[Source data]
——————

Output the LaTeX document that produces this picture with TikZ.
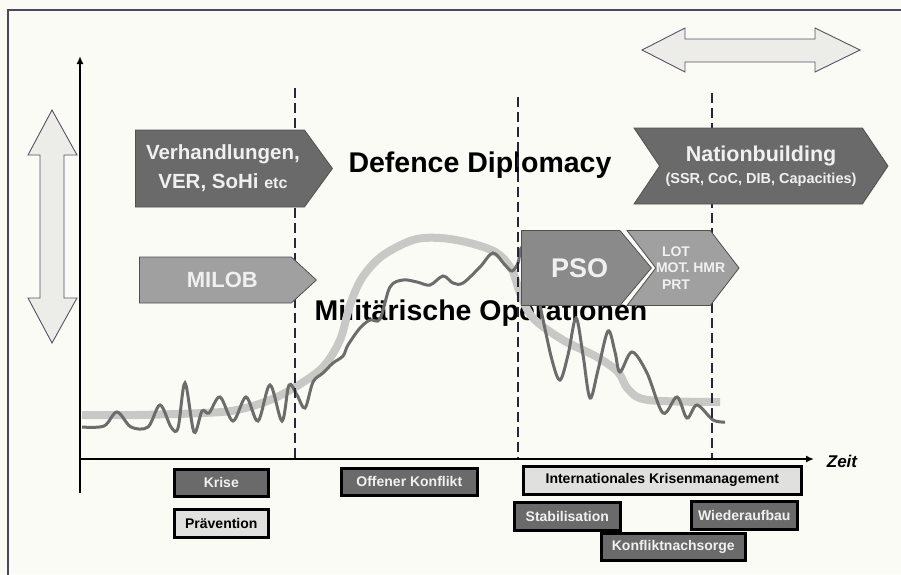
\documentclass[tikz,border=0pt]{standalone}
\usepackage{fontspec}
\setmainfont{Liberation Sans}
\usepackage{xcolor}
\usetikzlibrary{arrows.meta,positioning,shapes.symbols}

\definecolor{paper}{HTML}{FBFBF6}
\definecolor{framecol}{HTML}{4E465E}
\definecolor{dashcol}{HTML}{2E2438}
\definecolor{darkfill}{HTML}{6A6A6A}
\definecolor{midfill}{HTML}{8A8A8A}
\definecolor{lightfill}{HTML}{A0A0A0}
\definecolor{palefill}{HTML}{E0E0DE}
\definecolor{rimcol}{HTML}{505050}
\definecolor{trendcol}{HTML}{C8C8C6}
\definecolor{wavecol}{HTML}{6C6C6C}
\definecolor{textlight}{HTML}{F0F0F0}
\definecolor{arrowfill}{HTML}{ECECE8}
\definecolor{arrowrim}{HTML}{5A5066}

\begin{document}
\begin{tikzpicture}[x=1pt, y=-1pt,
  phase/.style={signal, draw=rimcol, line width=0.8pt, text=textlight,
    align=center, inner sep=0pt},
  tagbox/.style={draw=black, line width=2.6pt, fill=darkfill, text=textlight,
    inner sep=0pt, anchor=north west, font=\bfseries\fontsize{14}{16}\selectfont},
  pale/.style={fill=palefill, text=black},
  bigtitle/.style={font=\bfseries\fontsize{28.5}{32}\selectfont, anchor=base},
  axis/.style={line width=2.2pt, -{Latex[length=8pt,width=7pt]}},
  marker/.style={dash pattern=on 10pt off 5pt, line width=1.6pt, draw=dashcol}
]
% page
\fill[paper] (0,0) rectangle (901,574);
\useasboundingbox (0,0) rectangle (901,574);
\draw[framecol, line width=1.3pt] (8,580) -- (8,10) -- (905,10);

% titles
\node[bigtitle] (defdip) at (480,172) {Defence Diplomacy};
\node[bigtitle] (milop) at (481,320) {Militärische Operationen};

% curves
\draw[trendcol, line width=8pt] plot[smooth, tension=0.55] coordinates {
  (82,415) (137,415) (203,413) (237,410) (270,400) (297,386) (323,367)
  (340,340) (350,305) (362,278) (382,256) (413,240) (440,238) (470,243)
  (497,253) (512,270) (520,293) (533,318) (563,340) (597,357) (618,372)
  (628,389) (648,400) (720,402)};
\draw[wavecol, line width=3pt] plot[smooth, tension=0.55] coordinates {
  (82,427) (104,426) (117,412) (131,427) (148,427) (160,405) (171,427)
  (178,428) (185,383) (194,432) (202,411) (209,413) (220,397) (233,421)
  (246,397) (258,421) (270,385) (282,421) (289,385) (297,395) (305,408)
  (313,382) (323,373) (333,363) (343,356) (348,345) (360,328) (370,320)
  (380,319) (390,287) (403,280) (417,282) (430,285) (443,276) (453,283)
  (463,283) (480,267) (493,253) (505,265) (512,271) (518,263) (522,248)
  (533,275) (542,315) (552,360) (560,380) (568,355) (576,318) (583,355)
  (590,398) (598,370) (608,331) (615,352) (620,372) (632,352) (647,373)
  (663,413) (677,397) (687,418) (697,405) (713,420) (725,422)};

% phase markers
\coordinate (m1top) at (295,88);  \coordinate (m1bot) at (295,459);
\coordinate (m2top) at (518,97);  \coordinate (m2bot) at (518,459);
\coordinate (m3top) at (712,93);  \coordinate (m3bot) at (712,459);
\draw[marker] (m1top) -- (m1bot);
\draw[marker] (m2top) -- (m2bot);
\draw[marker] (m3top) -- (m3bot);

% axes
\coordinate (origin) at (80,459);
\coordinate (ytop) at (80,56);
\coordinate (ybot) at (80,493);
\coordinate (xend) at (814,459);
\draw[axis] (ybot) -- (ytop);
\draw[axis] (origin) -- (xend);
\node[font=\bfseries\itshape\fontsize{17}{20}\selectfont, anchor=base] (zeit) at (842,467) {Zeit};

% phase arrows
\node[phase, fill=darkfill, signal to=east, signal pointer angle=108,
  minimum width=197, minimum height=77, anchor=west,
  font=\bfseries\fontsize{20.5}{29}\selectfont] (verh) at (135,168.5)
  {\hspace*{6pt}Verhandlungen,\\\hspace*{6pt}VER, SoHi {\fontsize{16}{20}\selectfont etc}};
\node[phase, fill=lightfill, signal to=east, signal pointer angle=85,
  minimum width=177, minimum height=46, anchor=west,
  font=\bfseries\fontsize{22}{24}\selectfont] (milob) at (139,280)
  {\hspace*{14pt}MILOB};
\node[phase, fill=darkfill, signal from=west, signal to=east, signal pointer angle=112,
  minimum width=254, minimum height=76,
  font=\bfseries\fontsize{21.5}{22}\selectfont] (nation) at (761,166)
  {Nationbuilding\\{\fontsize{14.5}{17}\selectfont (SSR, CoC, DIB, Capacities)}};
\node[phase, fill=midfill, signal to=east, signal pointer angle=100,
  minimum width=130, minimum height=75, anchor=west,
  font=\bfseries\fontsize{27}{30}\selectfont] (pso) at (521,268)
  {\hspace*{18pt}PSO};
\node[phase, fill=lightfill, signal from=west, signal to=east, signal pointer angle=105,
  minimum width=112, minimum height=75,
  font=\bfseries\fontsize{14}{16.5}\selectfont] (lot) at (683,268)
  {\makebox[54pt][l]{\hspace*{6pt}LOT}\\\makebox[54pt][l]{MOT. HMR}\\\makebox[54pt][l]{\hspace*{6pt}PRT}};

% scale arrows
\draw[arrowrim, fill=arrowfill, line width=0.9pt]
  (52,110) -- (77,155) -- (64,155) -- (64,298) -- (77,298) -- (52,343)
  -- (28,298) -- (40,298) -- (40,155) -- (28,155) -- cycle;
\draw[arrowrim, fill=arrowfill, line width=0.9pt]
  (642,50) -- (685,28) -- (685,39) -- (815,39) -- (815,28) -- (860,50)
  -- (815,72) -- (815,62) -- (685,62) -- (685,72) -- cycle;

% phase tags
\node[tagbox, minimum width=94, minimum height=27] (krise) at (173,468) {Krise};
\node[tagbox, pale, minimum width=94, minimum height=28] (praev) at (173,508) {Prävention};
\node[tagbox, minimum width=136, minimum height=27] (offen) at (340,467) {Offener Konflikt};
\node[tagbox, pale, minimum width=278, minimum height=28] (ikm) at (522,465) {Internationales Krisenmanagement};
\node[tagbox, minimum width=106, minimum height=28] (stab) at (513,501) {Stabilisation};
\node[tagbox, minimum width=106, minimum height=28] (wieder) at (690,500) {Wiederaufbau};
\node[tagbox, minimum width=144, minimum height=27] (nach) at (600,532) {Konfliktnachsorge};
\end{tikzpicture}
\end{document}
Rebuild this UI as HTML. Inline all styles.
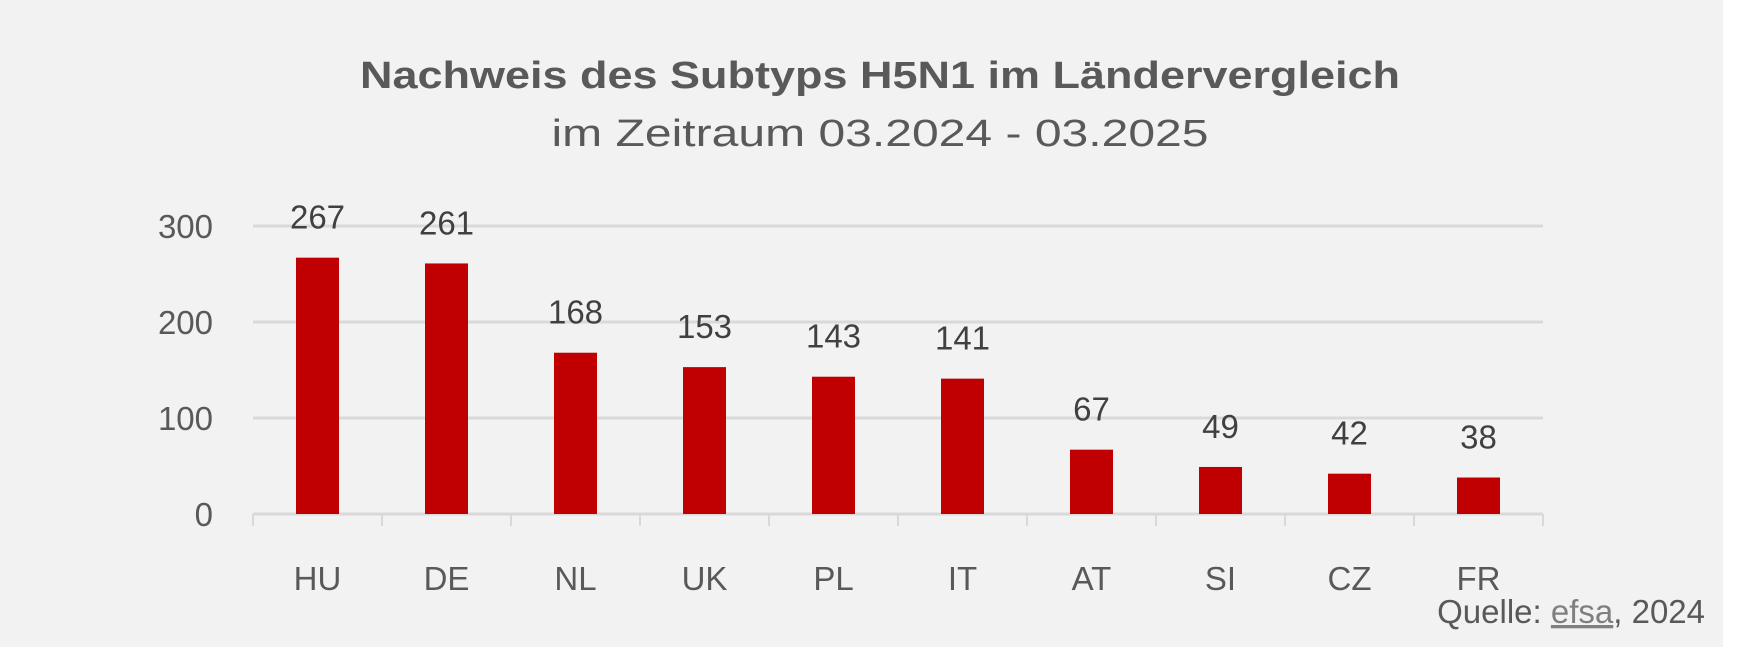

——————

TASK DETAILS =
Leave out any pictures, please, and quote only the lines from the top of the data through the line that contains "(milop) at (481,320)".

THE COMPLETED TASK =
Output the LaTeX document that produces this picture with TikZ.
\documentclass[tikz,border=0pt]{standalone}
\usepackage{fontspec}
\setmainfont{Liberation Sans}
\usepackage{xcolor}
\usetikzlibrary{arrows.meta,positioning,shapes.symbols}

\definecolor{paper}{HTML}{FBFBF6}
\definecolor{framecol}{HTML}{4E465E}
\definecolor{dashcol}{HTML}{2E2438}
\definecolor{darkfill}{HTML}{6A6A6A}
\definecolor{midfill}{HTML}{8A8A8A}
\definecolor{lightfill}{HTML}{A0A0A0}
\definecolor{palefill}{HTML}{E0E0DE}
\definecolor{rimcol}{HTML}{505050}
\definecolor{trendcol}{HTML}{C8C8C6}
\definecolor{wavecol}{HTML}{6C6C6C}
\definecolor{textlight}{HTML}{F0F0F0}
\definecolor{arrowfill}{HTML}{ECECE8}
\definecolor{arrowrim}{HTML}{5A5066}

\begin{document}
\begin{tikzpicture}[x=1pt, y=-1pt,
  phase/.style={signal, draw=rimcol, line width=0.8pt, text=textlight,
    align=center, inner sep=0pt},
  tagbox/.style={draw=black, line width=2.6pt, fill=darkfill, text=textlight,
    inner sep=0pt, anchor=north west, font=\bfseries\fontsize{14}{16}\selectfont},
  pale/.style={fill=palefill, text=black},
  bigtitle/.style={font=\bfseries\fontsize{28.5}{32}\selectfont, anchor=base},
  axis/.style={line width=2.2pt, -{Latex[length=8pt,width=7pt]}},
  marker/.style={dash pattern=on 10pt off 5pt, line width=1.6pt, draw=dashcol}
]
% page
\fill[paper] (0,0) rectangle (901,574);
\useasboundingbox (0,0) rectangle (901,574);
\draw[framecol, line width=1.3pt] (8,580) -- (8,10) -- (905,10);

% titles
\node[bigtitle] (defdip) at (480,172) {Defence Diplomacy};
\node[bigtitle] (milop) at (481,320) {Militärische Operationen};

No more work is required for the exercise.